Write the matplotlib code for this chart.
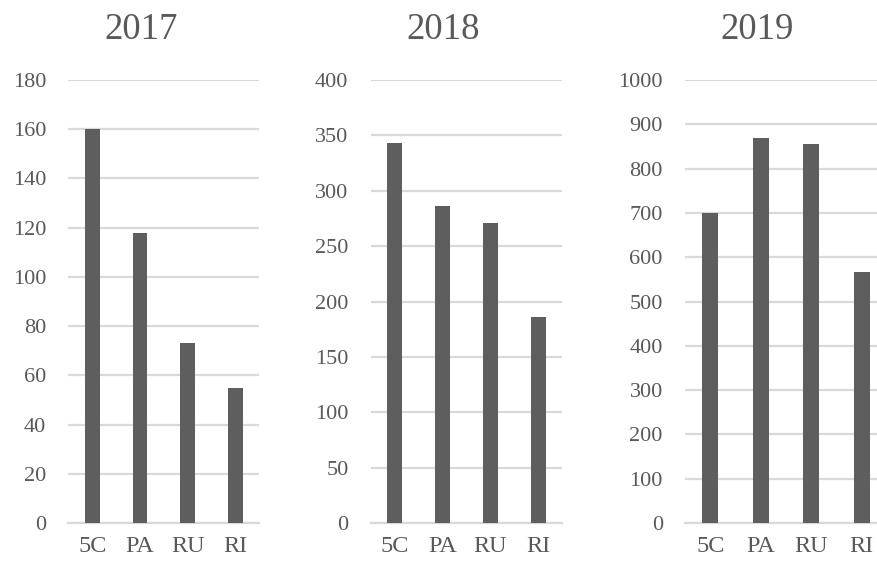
import matplotlib.pyplot as plt

plt.rcParams['font.family'] = ['Liberation Serif', 'DejaVu Serif']

categories = ['5C', 'PA', 'RU', 'RI']
years = ['2017', '2018', '2019']
values_2017 = [160, 118, 73, 55]
values_2018 = [343, 286, 271, 186]
values_2019 = [700, 870, 856, 567]
y_max = [180, 400, 1000]
y_step = [20, 50, 100]

bar_color = '#5e5e5e'
grid_color = '#d9d9d9'
text_color = '#595959'

fig = plt.figure(figsize=(8.77, 5.61), dpi=100)

# panel positions in figure coordinates (the last one runs off the right edge)
boxes = [
    [0.0779, 0.0677, 0.2178, 0.7897],
    [0.4227, 0.0677, 0.2185, 0.7897],
    [0.7811, 0.0677, 0.2303, 0.7897],
]
title_x = [0.1608, 0.5057, 0.8637]

for i, vals in enumerate([values_2017, values_2018, values_2019]):
    ax = fig.add_axes(boxes[i])
    x = range(len(categories))
    ax.bar(x, vals, width=0.31, color=bar_color, zorder=3)
    ax.set_xlim(-0.5, len(categories) - 0.5)
    ax.set_ylim(0, y_max[i])
    ax.set_yticks(range(0, y_max[i] + 1, y_step[i]))
    ax.set_xticks(list(x))
    ax.set_xticklabels(categories)
    ax.yaxis.grid(True, color=grid_color, linewidth=1.6, zorder=0)
    for s in ['top', 'right', 'left']:
        ax.spines[s].set_visible(False)
    ax.spines['bottom'].set_color(grid_color)
    ax.spines['bottom'].set_linewidth(1.6)
    ax.tick_params(axis='y', length=0, pad=16, labelsize=16, labelcolor=text_color)
    ax.tick_params(axis='x', length=0, pad=9, labelsize=17.5, labelcolor=text_color)
    fig.text(title_x[i], 0.9296, years[i], ha='center', va='baseline',
             fontsize=26.5, color=text_color)

plt.savefig('out.png', dpi=100)
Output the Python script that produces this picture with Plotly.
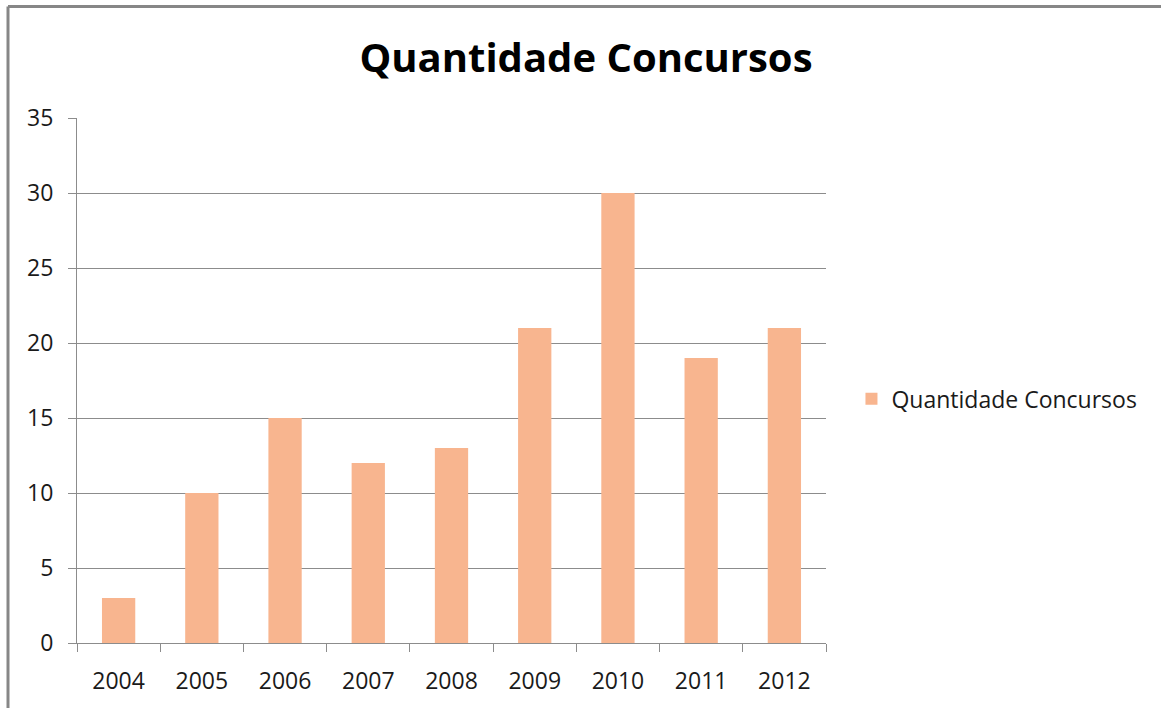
::::::::
What to work on: Quote each record exactly as it stands, minus the pictures.

Solution for this task:
Write the matplotlib code for this chart.
import matplotlib.pyplot as plt

plt.rcParams['font.family'] = ['Liberation Serif', 'DejaVu Serif']

categories = ['5C', 'PA', 'RU', 'RI']
years = ['2017', '2018', '2019']
values_2017 = [160, 118, 73, 55]
values_2018 = [343, 286, 271, 186]
values_2019 = [700, 870, 856, 567]
y_max = [180, 400, 1000]
y_step = [20, 50, 100]

bar_color = '#5e5e5e'
grid_color = '#d9d9d9'
text_color = '#595959'

fig = plt.figure(figsize=(8.77, 5.61), dpi=100)

# panel positions in figure coordinates (the last one runs off the right edge)
boxes = [
    [0.0779, 0.0677, 0.2178, 0.7897],
    [0.4227, 0.0677, 0.2185, 0.7897],
    [0.7811, 0.0677, 0.2303, 0.7897],
]
title_x = [0.1608, 0.5057, 0.8637]

for i, vals in enumerate([values_2017, values_2018, values_2019]):
    ax = fig.add_axes(boxes[i])
    x = range(len(categories))
    ax.bar(x, vals, width=0.31, color=bar_color, zorder=3)
    ax.set_xlim(-0.5, len(categories) - 0.5)
    ax.set_ylim(0, y_max[i])
    ax.set_yticks(range(0, y_max[i] + 1, y_step[i]))
    ax.set_xticks(list(x))
    ax.set_xticklabels(categories)
    ax.yaxis.grid(True, color=grid_color, linewidth=1.6, zorder=0)
    for s in ['top', 'right', 'left']:
        ax.spines[s].set_visible(False)
    ax.spines['bottom'].set_color(grid_color)
    ax.spines['bottom'].set_linewidth(1.6)
    ax.tick_params(axis='y', length=0, pad=16, labelsize=16, labelcolor=text_color)
    ax.tick_params(axis='x', length=0, pad=9, labelsize=17.5, labelcolor=text_color)
    fig.text(title_x[i], 0.9296, years[i], ha='center', va='baseline',
             fontsize=26.5, color=text_color)

plt.savefig('out.png', dpi=100)
Output the Python script that produces this picture with Plotly.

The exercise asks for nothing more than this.